Last night's Democratic debate reminded me of the notion of "hands." I signed on late in the debate, only after all of the commentary about Julian Castro being rude had already spread. I missed the moment, so later I went back to see it. I saw a white man take up a brown man's time. I saw a white man's face red with what seemed to be rage because a brown man was brownsplaining his health care plan to him. I saw a brown man call a white man out with less than a smile on his face.

And that was the transgression Castro committed last night. In the political landscape, so far Castro has been liked for being "good hands"- sweet, friendly, does the party work without complaining much, challenge white men with little to no power who may become threats to white men of greater power, but that is all "good hands" are allowed to do and be. THEY CANNOT COME INTO THEIR OWN POWER.

This is the challenge non-traditional candidates face.

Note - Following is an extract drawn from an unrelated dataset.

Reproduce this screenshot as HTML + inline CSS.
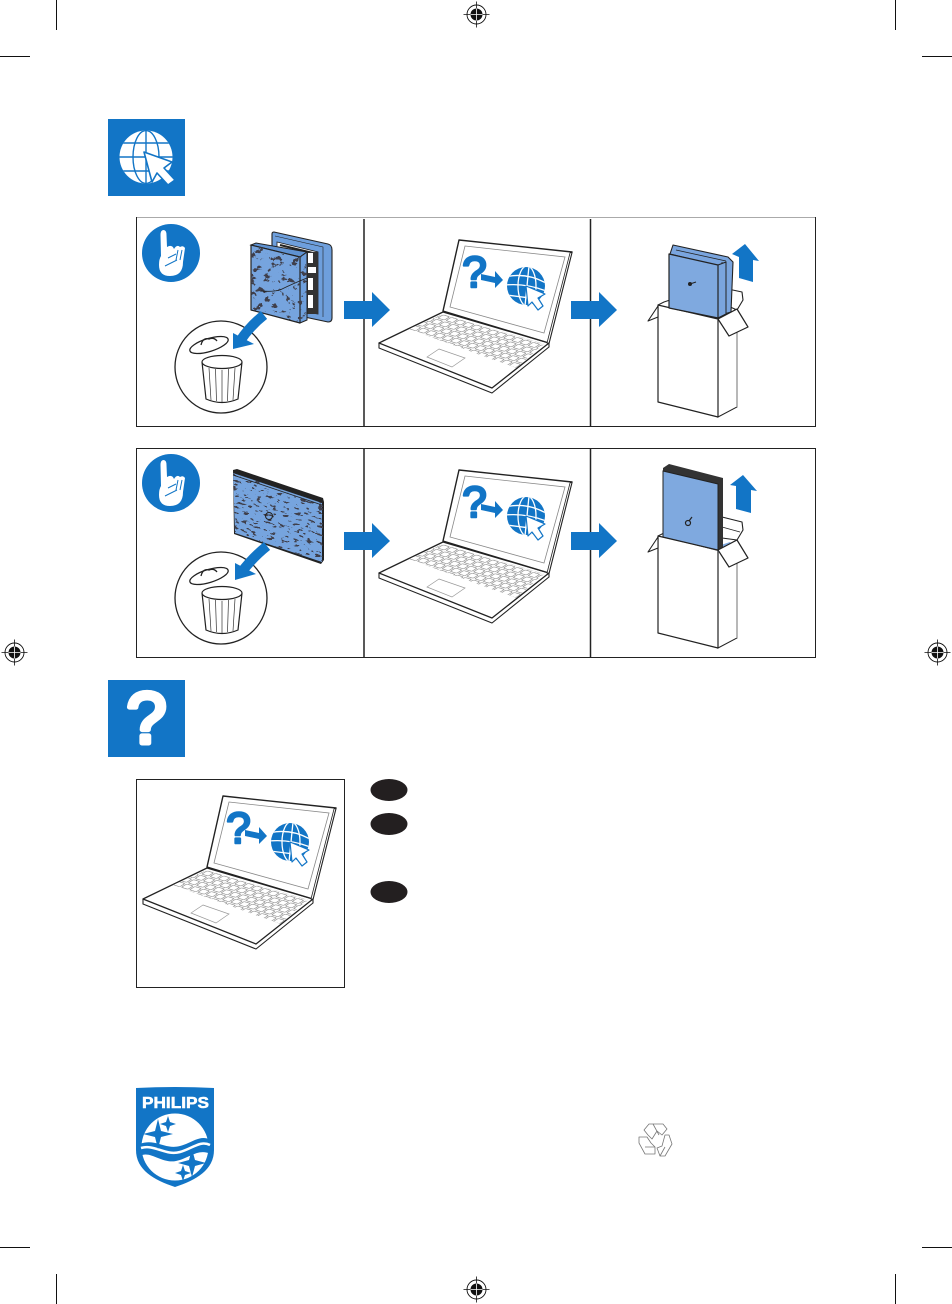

They must run for a position that requires them to be full people, but stick as closely as possible to the most acceptable version of the stories they were born into. Castro's sin was akin to "good hands" bringing a suit for unpaid wages-thinking that he was equal in personhood to the grower (Biden) and believing that other people accept that he is equal to the grower (the audience). A truth is that even in 2019, even after years of economic uncertainty, Americans still relate more to the grower enraged that he is being called to account for breaking the law than they can relate to the "good hands", the worker, behaving as though he walks in respect.


But here are some 2020 questions, how many "hands" are tired of being "hands." How many will come out for a party that still sees them as "hands." Castro's failure last night was a failure of not sticking to one acceptable story. It is a danger a lot of other candidates run, Kamala can't risk a moment of rage, Pete can't risk a moment of untraditional masculinity, Booker covers his rage with laughter-what happens when he forgets to do that? I can go on and on...and the most important part for the Democratic Party in these moments will not be what happened, but how they talk about what happened. Can Castro rise only as long as he is "good hands" or is he allowed to be more than that?How Democrats talk about that (and other future narrative transgressions) will determine who comes out to vote in 2020.